No es país para la calma
He estado leyendo el último volumen, Mundo es, de los diarios de Andrés Trapiello (una novela en marcha, Salón de pasos perdidos, según su ambicioso proyecto que llega ya a 21 tomos) y encuentro que este perspicaz observador de lo que va viendo a su paso por el mundo anota la siguiente reflexión sobre Colombia durante un viaje que hizo por estos lados hace diez años: “En el trópico, o lo que sea esto, las cosas suceden a tal velocidad que unas acaban tapando a otras, igual que en la selva la vegetación engulle los restos de un avión estrellado”.
Siempre he tenido esa misma sensación de vértigo, una especie de frenesí hiperactivo, cuando regreso a mi país tropical después de pasar largas temporadas en los países donde he vivido (España, Italia, Alemania). Llega uno de un sitio en el que la productividad y la eficacia son indudables (Alemania) y siente que aquí nos agitamos más: trabajamos como locos, frenéticamente, pero sin ninguna eficiencia. Nosotros creemos que “pa’ mañana es tarde”. Ellos siguen un viejo precepto más sabio: “despacio, que estoy de prisa”. A veces es la misma amabilidad lo que nos mata: aquí la farmaceuta, el vendedor de fruta, la señora en el puesto de información, no atienden una persona a la vez. Para no hacer esperar a los que llegan, van atendiendo a todos al mismo tiempo, y al final todos quedamos mal atendidos.
Lo veo yo mismo, si comparo mis diarios —que los tuve— con los de Trapiello. Los míos están arrumados en un baúl, criando polillas y en perfecto desorden. Él viene transcribiendo y publicando los suyos desde 1987, y más o menos cada año y medio produce un nuevo volumen. Lleva un ritmo sereno, seguro, constante. Un amigo suyo se lo dijo así: “Somos hombres de lluvia fina”. Lo cual se entiende bien cuando lo explica: “Lo que hacemos son obras de ir calando poco a poco. Los hay que son de chaparrón o de trombas o de galernas, pero nosotros somos de llover cada día; nadie se da cuenta del sirimiri, hasta que de pronto estás calado”.
Nuestro país, e incluso nuestros escritores, son territorio de huracanes, de tormenta, seres atronadores, excesivos, desaforados: Vargas Vila, Fernando González, García Márquez, los nadaístas, Vallejo... El clima es igual: el que no ha visto llover aquí no sabe lo que es un aguacero. El que no ha oído tronar aquí no sabe lo que es tormenta. Un país de bochinche, ruido, música a todo taco, pólvora. Hasta los caballos son locos porque los que gustan no son los mansos, sino los incontrolables.
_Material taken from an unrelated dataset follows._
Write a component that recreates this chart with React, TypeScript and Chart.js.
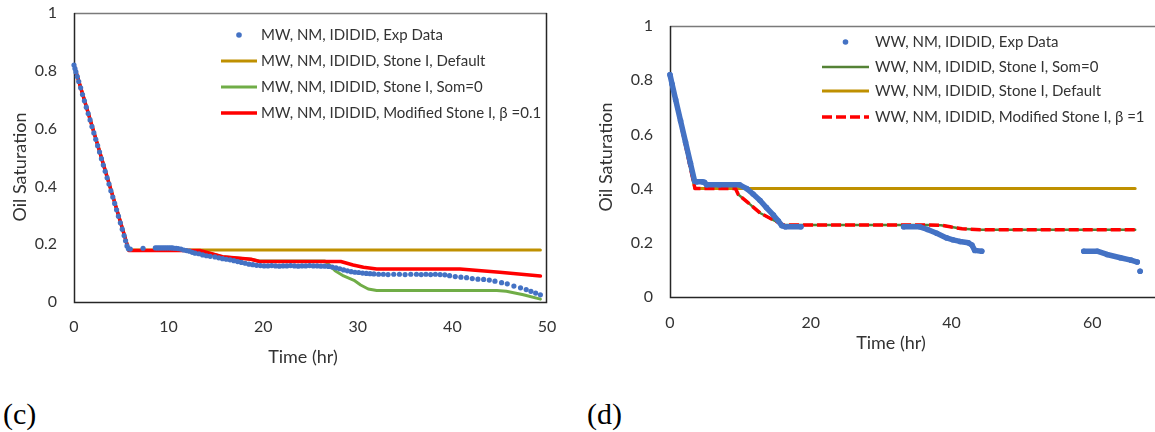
import React, { useEffect, useRef } from "react";
import { Chart, registerables } from "chart.js";

Chart.register(...registerables);

const FONT = "Lato, 'Open Sans', 'DejaVu Sans', sans-serif";
const TEXT = "#333333";
const FRAME = "#262626";
const FRAME_TOP = "#7a7a7a";
const BLUE = "#4472C4";
const GOLD = "#BF9000";
const GREEN_C = "#70AD47";
const GREEN_D = "#548235";
const RED = "#FF0000";

// ---------------- Panel (c) data ----------------
const cLabels = [
  "MW, NM, IDIDID, Exp Data",
  "MW, NM, IDIDID, Stone I, Default",
  "MW, NM, IDIDID, Stone I, Som=0",
  "MW, NM, IDIDID, Modified Stone I, \u03B2 =0.1",
];
const cExpTime = [
  0.0, 0.1, 0.2, 0.35, 0.5, 0.7, 0.9, 1.1, 1.3, 1.5, 1.7, 1.9, 2.1, 2.3, 2.5, 2.7, 2.9, 3.1, 3.3, 3.5,
  3.7, 3.9, 4.1, 4.3, 4.5, 4.7, 4.9, 5.1, 5.3, 5.45, 5.6, 5.75, 5.95, 7.3, 8.6, 8.8, 9.0, 9.2, 9.4, 9.6,
  9.8, 10.0, 10.2, 10.4, 10.6, 10.8, 11.0, 11.3, 11.6, 11.9, 12.2, 12.5, 12.8, 13.2, 13.6, 14.0, 14.4,
  14.9, 15.3, 15.7, 16.1, 16.5, 16.9, 17.3, 17.7, 18.1, 18.5, 18.9, 19.3, 19.7, 20.1, 20.5, 20.9, 21.3,
  21.7, 22.1, 22.5, 22.9, 23.3, 23.7, 24.1, 24.5, 24.9, 25.3, 25.7, 26.1, 26.5, 26.9, 27.3, 27.7, 28.1,
  28.5, 28.9, 29.3, 29.7, 30.1, 30.5, 30.9, 31.3, 31.7, 32.2, 32.7, 33.2, 33.8, 34.4, 35.0, 35.6, 36.2,
  36.7, 37.2, 37.7, 38.2, 38.7, 39.2, 39.7, 40.3, 40.9, 41.5, 42.1, 42.7, 43.3, 43.9, 44.5, 45.2, 45.8,
  46.5, 47.2, 47.8, 48.3, 48.8, 49.3,
];
const cExpSat = [
  0.82, 0.808, 0.796, 0.78, 0.763, 0.741, 0.718, 0.696, 0.674, 0.652, 0.63, 0.607, 0.585, 0.563, 0.541,
  0.519, 0.496, 0.474, 0.452, 0.43, 0.408, 0.385, 0.363, 0.341, 0.319, 0.297, 0.274, 0.252, 0.23, 0.212,
  0.194, 0.184, 0.183, 0.186, 0.187, 0.187, 0.187, 0.187, 0.187, 0.187, 0.187, 0.187, 0.187, 0.187,
  0.186, 0.186, 0.185, 0.183, 0.18, 0.178, 0.176, 0.172, 0.169, 0.167, 0.163, 0.16, 0.158, 0.156, 0.153,
  0.15, 0.148, 0.146, 0.143, 0.14, 0.137, 0.134, 0.131, 0.129, 0.127, 0.126, 0.125, 0.125, 0.126, 0.125,
  0.124, 0.125, 0.125, 0.126, 0.125, 0.124, 0.125, 0.125, 0.126, 0.125, 0.125, 0.124, 0.124, 0.123,
  0.121, 0.118, 0.115, 0.111, 0.108, 0.105, 0.103, 0.102, 0.1, 0.099, 0.098, 0.097, 0.096, 0.096, 0.095,
  0.096, 0.096, 0.095, 0.096, 0.096, 0.095, 0.096, 0.095, 0.096, 0.095, 0.094, 0.091, 0.088, 0.086,
  0.084, 0.081, 0.079, 0.078, 0.076, 0.072, 0.067, 0.063, 0.055, 0.049, 0.043, 0.037, 0.031, 0.025,
];
const cDefaultTime = [0, 5.8, 49.3];
const cDefaultSat = [0.82, 0.18, 0.18];
const cSom0Time = [0, 5.8, 13.3, 15.7, 18.7, 19.6, 26.5, 27.1, 27.6, 28.5, 29.6, 30.3, 31.1, 32.0, 44.7, 45.7, 47.5, 49.3];
const cSom0Sat = [0.82, 0.178, 0.178, 0.157, 0.148, 0.142, 0.142, 0.125, 0.108, 0.09, 0.075, 0.059, 0.045, 0.04, 0.04, 0.037, 0.025, 0.01];
const cModTime = [0, 5.8, 13.3, 15.7, 18.7, 19.6, 28.2, 29.5, 30.6, 32.0, 40.8, 45.0, 49.3];
const cModSat = [0.82, 0.178, 0.178, 0.157, 0.148, 0.14, 0.14, 0.128, 0.12, 0.114, 0.114, 0.103, 0.09];

// ---------------- Panel (d) data ----------------
const dLabels = [
  "WW, NM, IDIDID, Exp Data",
  "WW, NM, IDIDID, Stone I, Som=0",
  "WW, NM, IDIDID, Stone I, Default",
  "WW, NM, IDIDID, Modified Stone I, \u03B2 =1",
];
const dExpTime = [
  0, 0.3, 0.8, 1.5, 2.2, 2.9, 3.5, 3.8, 4.6, 4.9, 5.2, 7.0, 9.9, 10.9, 11.8, 12.8, 13.7, 14.7, 15.4, 15.9,
  16.4, 18.6, 26, 33.2, 35.5, 36.6, 37.9, 39.3, 40.2, 41.2, 42.4, 42.9, 43.3, 44.3, 52, 58.8, 60.7, 62.1,
  64.0, 65.5, 66.4, 66.6, 66.8,
];
const dExpSat = [
  0.82, 0.785, 0.728, 0.65, 0.572, 0.494, 0.427, 0.425, 0.425, 0.423, 0.414, 0.414, 0.414, 0.4, 0.38,
  0.356, 0.33, 0.302, 0.28, 0.263, 0.259, 0.259, null, 0.259, 0.259, 0.249, 0.235, 0.218, 0.211, 0.205,
  0.2, 0.192, 0.172, 0.169, null, 0.169, 0.169, 0.157, 0.145, 0.136, 0.129, null, 0.095,
];
const dSom0Time = [0, 3.55, 9.3, 9.7, 11.0, 12.8, 14.7, 16.1, 36.5, 38.5, 40.0, 41.5, 44.1, 66.1];
const dSom0Sat = [0.82, 0.4, 0.4, 0.378, 0.35, 0.31, 0.284, 0.266, 0.266, 0.265, 0.258, 0.252, 0.248, 0.248];
const dDefaultTime = [0, 3.55, 66.1];
const dDefaultSat = [0.82, 0.4, 0.4];
const dModTime = [0, 3.55, 9.3, 9.7, 11.0, 12.8, 14.7, 16.1, 36.5, 38.5, 40.0, 41.5, 44.1, 66.1];
const dModSat = [0.82, 0.4, 0.4, 0.378, 0.35, 0.31, 0.284, 0.266, 0.266, 0.265, 0.258, 0.252, 0.248, 0.248];

// ---------------- axis ticks ----------------
const satTicks = [0, 0.2, 0.4, 0.6, 0.8, 1];
const cTimeTicks = [0, 10, 20, 30, 40, 50];
const dTimeTicks = [0, 20, 40, 60, 80];
const timeTitle = "Time (hr)";
const satTitle = "Oil Saturation";

const pts = (xs: number[], ys: (number | null)[]) => xs.map((x, i) => ({ x, y: ys[i] }));

type Spec = {
  kinds: string[];
  labels: string[];
  rows: number[];
  lineStart: number;
  lineLen: number;
  textStart: number;
  xTitlePos: [number, number];
  yTitlePos: [number, number];
};

function decorPlugin(spec: Spec) {
  return {
    id: "decor",
    beforeDatasetsDraw(chart: any) {
      const { ctx, chartArea: a } = chart;
      const L = Math.round(a.left), R = Math.round(a.right), T = Math.round(a.top), B = Math.round(a.bottom);
      ctx.save();
      ctx.setLineDash([]);
      ctx.lineWidth = 1.5;
      ctx.strokeStyle = FRAME_TOP;
      ctx.beginPath();
      ctx.moveTo(L, T + 0.5);
      ctx.lineTo(R, T + 0.5);
      ctx.stroke();
      ctx.strokeStyle = FRAME;
      ctx.beginPath();
      ctx.moveTo(L + 0.5, T);
      ctx.lineTo(L + 0.5, B + 0.5);
      ctx.lineTo(R - 0.5, B + 0.5);
      ctx.lineTo(R - 0.5, T);
      ctx.stroke();
      ctx.restore();
    },
    afterDraw(chart: any) {
      const { ctx, chartArea: a } = chart;
      ctx.save();
      spec.labels.forEach((label, i) => {
        const ds = chart.data.datasets[i];
        const y = a.top + spec.rows[i];
        const x0 = a.left + spec.lineStart;
        const x1 = x0 + spec.lineLen;
        if (spec.kinds[i] === "dot") {
          ctx.fillStyle = ds.pointBackgroundColor;
          ctx.beginPath();
          ctx.arc((x0 + x1) / 2, y, 2.8, 0, Math.PI * 2);
          ctx.fill();
        } else {
          ctx.strokeStyle = ds.borderColor;
          ctx.lineWidth = ds.borderWidth;
          ctx.setLineDash(ds.borderDash || []);
          ctx.lineCap = "butt";
          ctx.beginPath();
          ctx.moveTo(x0, y);
          ctx.lineTo(x1, y);
          ctx.stroke();
          ctx.setLineDash([]);
        }
        ctx.fillStyle = TEXT;
        ctx.font = `15px ${FONT}`;
        ctx.textAlign = "left";
        ctx.textBaseline = "middle";
        ctx.fillText(label, a.left + spec.textStart, y);
      });
      ctx.font = `18px ${FONT}`;
      ctx.fillStyle = TEXT;
      ctx.textAlign = "center";
      ctx.textBaseline = "middle";
      ctx.fillText(timeTitle, spec.xTitlePos[0], spec.xTitlePos[1]);
      ctx.translate(spec.yTitlePos[0], spec.yTitlePos[1]);
      ctx.rotate(-Math.PI / 2);
      ctx.fillText(satTitle, 0, 0);
      ctx.restore();
    },
  };
}

function scalesFor(xTicks: number[], yWidth: number, xHeight: number, xPad: number) {
  const tickFont = { family: FONT, size: 16 };
  return {
    x: {
      type: "linear" as const,
      position: "bottom" as const,
      min: xTicks[0],
      max: xTicks[xTicks.length - 1],
      afterFit: (s: any) => {
        s.height = xHeight;
        s.paddingLeft = 0;
        s.paddingRight = 0;
      },
      afterBuildTicks: (s: any) => {
        s.ticks = xTicks.map((v) => ({ value: v }));
      },
      grid: { display: false, drawTicks: false },
      border: { display: false },
      ticks: { padding: xPad, font: tickFont, color: TEXT, maxRotation: 0, autoSkip: false, callback: (v: any) => String(v) },
    },
    y: {
      type: "linear" as const,
      position: "left" as const,
      min: satTicks[0],
      max: satTicks[satTicks.length - 1],
      afterFit: (s: any) => {
        s.width = yWidth;
        s.paddingTop = 0;
        s.paddingBottom = 0;
      },
      afterBuildTicks: (s: any) => {
        s.ticks = satTicks.map((v) => ({ value: v }));
      },
      grid: { display: false, drawTicks: false },
      border: { display: false },
      ticks: { padding: 17, font: tickFont, color: TEXT, autoSkip: false, callback: (v: any) => String(Math.round(v * 10) / 10) },
    },
  };
}

const lineDs = (label: string, data: any[], color: string, width: number, order: number, dash?: number[]) => ({
  label,
  data,
  showLine: true,
  borderColor: color,
  backgroundColor: color,
  borderWidth: width,
  borderDash: dash || [],
  borderJoinStyle: "round" as const,
  borderCapStyle: dash ? ("butt" as const) : ("round" as const),
  pointRadius: 0,
  tension: 0,
  order,
});

function configC() {
  return {
    type: "scatter" as const,
    data: {
      datasets: [
        {
          label: cLabels[0],
          data: pts(cExpTime, cExpSat),
          showLine: false,
          pointRadius: 2.6,
          pointBackgroundColor: BLUE,
          pointBorderWidth: 0,
          backgroundColor: BLUE,
          borderColor: BLUE,
          order: 0,
          clip: false,
        },
        lineDs(cLabels[1], pts(cDefaultTime, cDefaultSat), GOLD, 3, 3),
        lineDs(cLabels[2], pts(cSom0Time, cSom0Sat), GREEN_C, 3, 2),
        lineDs(cLabels[3], pts(cModTime, cModSat), RED, 3.5, 1),
      ],
    },
    options: {
      responsive: false,
      animation: false,
      events: [],
      layout: { padding: { left: 0, top: 13, right: 28, bottom: 0 } },
      plugins: { legend: { display: false }, tooltip: { enabled: false } },
      scales: scalesFor(cTimeTicks, 74, 78, 15),
    },
    plugins: [
      decorPlugin({
        kinds: ["dot", "line", "line", "line"],
        labels: cLabels,
        rows: [22, 48, 74, 100],
        lineStart: 147,
        lineLen: 36,
        textStart: 187,
        xTitlePos: [303, 357],
        yTitlePos: [20, 167],
      }),
    ],
  };
}

function configD() {
  return {
    type: "scatter" as const,
    data: {
      datasets: [
        {
          label: dLabels[0],
          data: pts(dExpTime, dExpSat),
          showLine: true,
          spanGaps: false,
          borderColor: BLUE,
          backgroundColor: BLUE,
          borderWidth: 5.5,
          borderJoinStyle: "round" as const,
          borderCapStyle: "round" as const,
          pointRadius: 2.8,
          pointBackgroundColor: BLUE,
          pointBorderWidth: 0,
          tension: 0,
          order: 0,
          clip: false,
        },
        lineDs(dLabels[1], pts(dSom0Time, dSom0Sat), GREEN_D, 2.5, 3),
        lineDs(dLabels[2], pts(dDefaultTime, dDefaultSat), GOLD, 3, 2),
        lineDs(dLabels[3], pts(dModTime, dModSat), RED, 3.5, 1, [10, 4]),
      ],
    },
    options: {
      responsive: false,
      animation: false,
      events: [],
      layout: { padding: { left: 0, top: 26, right: 27, bottom: 0 } },
      plugins: { legend: { display: false }, tooltip: { enabled: false } },
      scales: scalesFor(dTimeTicks, 90, 83, 16),
    },
    plugins: [
      decorPlugin({
        kinds: ["dot", "line", "line", "line"],
        labels: dLabels,
        rows: [16, 41, 65, 91],
        lineStart: 152,
        lineLen: 47,
        textStart: 205,
        xTitlePos: [311, 343],
        yTitlePos: [26, 157],
      }),
    ],
  };
}

function Panel({ left, width, height, make }: { left: number; width: number; height: number; make: () => any }) {
  const ref = useRef<HTMLCanvasElement>(null);
  useEffect(() => {
    const chart = new Chart(ref.current as HTMLCanvasElement, make());
    return () => chart.destroy();
  }, []);
  return (
    <canvas
      ref={ref}
      width={width}
      height={height}
      style={{ position: "absolute", left, top: 0, width, height, display: "block" }}
    />
  );
}

export default function App() {
  const serif: React.CSSProperties = {
    position: "absolute",
    top: 397,
    fontFamily: "'Liberation Serif', 'Times New Roman', serif",
    fontSize: 30,
    lineHeight: "normal",
    color: "#000",
  };
  return (
    <div
      style={{
        position: "fixed",
        left: 0,
        top: 0,
        width: 1155,
        height: 432,
        overflow: "hidden",
        background: "#fff",
      }}
    >
      <Panel left={0} width={575} height={380} make={configC} />
      <Panel left={580} width={680} height={380} make={configD} />
      <span style={{ ...serif, left: 3 }}>(c)</span>
      <span style={{ ...serif, left: 587 }}>(d)</span>
    </div>
  );
}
Las drogas que exportamos son estimulantes, excitantes: café, cocaína, alcohol, éxtasis.
En política triunfan, también, los que van avanzando a los codazos, a los coscorrones, a los alaridos o a los hijueputazos. Antes Laureano y Gaitán, luego Uribe, ahora Vargas Lleras y Petro. La diatriba, la indignación, el alarido. Aquí la calma aburre. Aquí los expulsados de la república son los moderados; aquí no tuvo cabida Gabriel Turbay (que terminó suicidándose), ni la tienen Fajardo o De la Calle, porque no insultan ni azuzan. Aquí vivimos al borde del magnicidio y de la guerra civil hasta cuando parece que estamos saliendo de ella. Y el presidente más moderado que ha habido en el último medio siglo sale entre silbatinas y por la puerta de atrás, con peor índice de aprobación que represores compulsivos y ladrones.
Colombia no es país de lluvia fina ni es país para la calma. En el trópico, “o lo que sea esto”, pocas veces llovizna y si llovizna no nos parece bueno: un calabobos. Aquí exageran las montañas, los ríos, los torrentes, los vientos, las tormentas, la humedad, el calor, la vegetación, los insectos, los hongos, las bacterias, los virus, las enfermedades. Nos gusta el alboroto, el escándalo y la alharaca. ¿La medianía, el centro, la moderación, la serenidad? Por favor, eso es solo tibieza, mediocridad, bobada. Hasta nuestros dichos invitan al afán y al desenfreno: “Cualquier cosa, menos quietos”; “el que piensa pierde”. Así nos va.